On the
Harun Yahya thread, I found
this remark:
creative-evolutionist writes:
Teaching children about religion is part of education and should not be called "indoctrination".
On the
Faith Healing thread, there was
this:
lyx2no writes:
Who determines the religious beliefs of a three year old child?
These two little gems, combined with
Jaderis’s recent thread’s OP (as well as many other threads and posts here at EvC) have gotten me thinking about the way we teach and learn things, and how we discern “truth” from “untruth.”
Indoctrination is something we evolutionists like to spit at creationists and religious fundamentalists quite often: I’ve encountered it at least a couple dozen times since I started here two months ago (I’ve even used it myself once or twice). I wonder how prevalent the practice of indoctrination actually is, and what sorts of teachings and teaching methods would be considered indoctrination.
As I understand it, indoctrination is either "exclusive rights to conducting somebody else's education" or "manipulating somebody into subscribing to your opinion" (or even "teaching only one side of a conflict"). I believe it happens quite often (I think it has even happened to me), and that much of
what we are taught and
how we are taught in church is indoctrination. Consider the following:
- "You must be saved/baptized/etc., or you cannot go to heaven."

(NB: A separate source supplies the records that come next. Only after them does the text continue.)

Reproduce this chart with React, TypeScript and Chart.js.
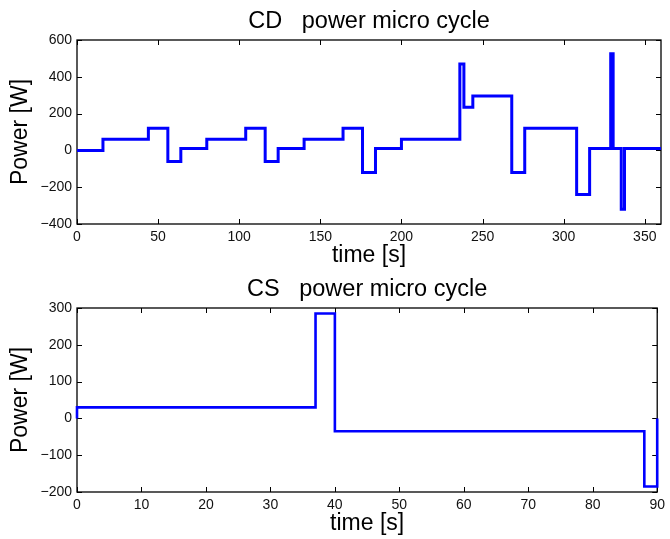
import React, { useEffect, useRef } from "react";
import { Chart, registerables } from "chart.js";

Chart.register(...registerables);

// ---- CD power micro cycle (top) ----
const cdTimes = [0, 16, 44, 56, 64, 80, 104, 116, 124, 140, 164, 176, 184, 200, 236, 238.5, 244, 268, 276, 308, 316, 329, 330.5, 335.5, 337.5, 360];
const cdPower = [0, 60, 120, -60, 10, 60, 120, -60, 10, 60, 120, -120, 10, 60, 470, 235, 295, -120, 120, -240, 10, 525, 10, -320, 10, 10];
const cdXTicks = [0, 50, 100, 150, 200, 250, 300, 350];
const cdYTicks = [-400, -200, 0, 200, 400, 600];

// ---- CS power micro cycle (bottom) ----
const csTimes = [0, 0, 37, 40, 88, 90];
const csPower = [0, 30, 285, -35, -185, 0];
const csXTicks = [0, 10, 20, 30, 40, 50, 60, 70, 80, 90];
const csYTicks = [-200, -100, 0, 100, 200, 300];

const FONT = "'Liberation Sans', Arial, Helvetica, sans-serif";

const matlabBox = {
  id: "matlabBox",
  beforeDatasetsDraw(chart: any) {
    const { ctx, chartArea: a, scales } = chart;
    const xs = scales.x;
    const ys = scales.y;
    const len = 5;
    ctx.save();
    ctx.strokeStyle = "#000";
    ctx.lineWidth = 1;
    ctx.beginPath();
    xs.ticks.forEach((t: any) => {
      const px = Math.round(xs.getPixelForValue(t.value)) + 0.5;
      ctx.moveTo(px, a.bottom);
      ctx.lineTo(px, a.bottom - len);
      ctx.moveTo(px, a.top);
      ctx.lineTo(px, a.top + len);
    });
    ys.ticks.forEach((t: any) => {
      const py = Math.round(ys.getPixelForValue(t.value)) + 0.5;
      ctx.moveTo(a.left, py);
      ctx.lineTo(a.left + len, py);
      ctx.moveTo(a.right, py);
      ctx.lineTo(a.right - len, py);
    });
    ctx.stroke();
    ctx.lineWidth = 1.3;
    ctx.strokeRect(a.left, a.top, a.right - a.left, a.bottom - a.top);
    ctx.restore();
  },
};

const fmt = (v: number) => (v < 0 ? "\u2212" + Math.abs(v) : String(v));

type Props = {
  title: string;
  times: number[];
  power: number[];
  xTicks: number[];
  yTicks: number[];
  lineWidth: number;
  top: number;
};

function PowerChart({ title, times, power, xTicks, yTicks, lineWidth, top }: Props) {
  const ref = useRef<HTMLCanvasElement | null>(null);
  useEffect(() => {
    if (!ref.current) return;
    const data = times.map((t, i) => ({ x: t, y: power[i] }));
    const chart = new Chart(ref.current, {
      type: "line",
      data: {
        datasets: [
          {
            data,
            borderColor: "#0000ff",
            borderWidth: lineWidth,
            pointRadius: 0,
            stepped: "before",
            fill: false,
            clip: false as any,
          },
        ],
      },
      plugins: [matlabBox],
      options: {
        animation: false,
        responsive: false,
        events: [],
        layout: { padding: { left: 0, right: 9, top: 0, bottom: 0 } },
        plugins: { legend: { display: false }, tooltip: { enabled: false }, title: { display: false } },
        scales: {
          x: {
            type: "linear",
            position: "bottom",
            min: xTicks[0],
            max: Math.max(...times),
            grid: { display: false, drawTicks: false },
            border: { display: false },
            afterBuildTicks: (s: any) => {
              s.ticks = xTicks.map((v) => ({ value: v }));
            },
            afterFit: (s: any) => {
              s.height = 46;
            },
            ticks: {
              callback: (v: any) => fmt(Number(v)),
              font: { family: FONT, size: 14 },
              color: "#111",
              padding: 5,
              maxRotation: 0,
              autoSkip: false,
            },
            title: {
              display: true,
              text: "time [s]",
              font: { family: FONT, size: 23 },
              color: "#000",
              padding: { top: 0, bottom: 1 },
            },
          },
          x2: {
            type: "linear",
            position: "top",
            display: true,
            grid: { display: false, drawTicks: false },
            border: { display: false },
            ticks: { display: false },
            afterFit: (s: any) => {
              s.height = 40;
            },
            title: {
              display: true,
              text: title,
              font: { family: FONT, size: 23.5 },
              color: "#000",
              padding: { top: 7, bottom: 0 },
            },
          },
          y: {
            type: "linear",
            min: yTicks[0],
            max: yTicks[yTicks.length - 1],
            grid: { display: false, drawTicks: false },
            border: { display: false },
            afterBuildTicks: (s: any) => {
              s.ticks = yTicks.map((v) => ({ value: v }));
            },
            afterFit: (s: any) => {
              s.width = 77;
            },
            ticks: {
              callback: (v: any) => fmt(Number(v)),
              font: { family: FONT, size: 14 },
              color: "#111",
              padding: 5,
              autoSkip: false,
            },
            title: {
              display: true,
              text: "Power [W]",
              font: { family: FONT, size: 23 },
              color: "#000",
              padding: { top: 7, bottom: 0 },
            },
          },
        },
      } as any,
    });
    return () => chart.destroy();
  }, [title, times, power, xTicks, yTicks, lineWidth]);
  return (
    <canvas
      ref={ref}
      width={670}
      height={270}
      style={{ position: "absolute", left: 0, top, width: 670, height: 270 }}
    />
  );
}

export default function App() {
  return (
    <div style={{ position: "absolute", left: 0, top: 0, width: 670, height: 539, background: "#fff", overflow: "hidden" }}>
      <PowerChart
        title={"CD   power micro cycle"}
        times={cdTimes}
        power={cdPower}
        xTicks={cdXTicks}
        yTicks={cdYTicks}
        lineWidth={3}
        top={0}
      />
      <PowerChart
        title={"CS   power micro cycle"}
        times={csTimes}
        power={csPower}
        xTicks={csXTicks}
        yTicks={csYTicks}
        lineWidth={2.6}
        top={268}
      />
    </div>
  );
}
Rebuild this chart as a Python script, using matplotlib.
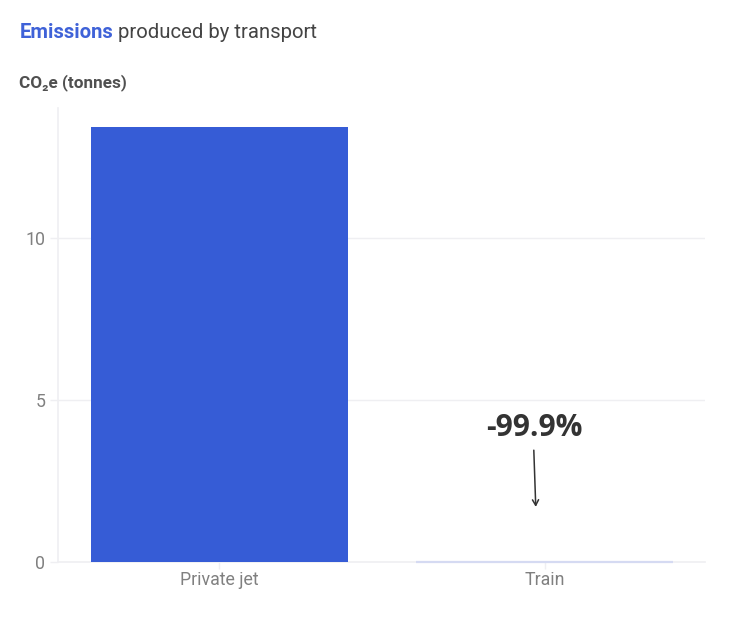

- "True happiness only comes through faith on Jesus Christ."
- "Man cannot find the truth on his own: he needs God for everything."
I would also argue that telling children what is right and wrong (or true and false, etc.) without providing a reason is indoctrination. So, telling my son, while he is young and believes everything I say, that Jesus died for his sins, I am technically indoctrinating him (i.e. I am not giving him any alternatives).
What are everybody else’s thoughts? Is indoctrination as widespread/common as some of us non-theists think? Who does it? How do you draw the line between “education” and “indoctrination?”
Darwin loves you.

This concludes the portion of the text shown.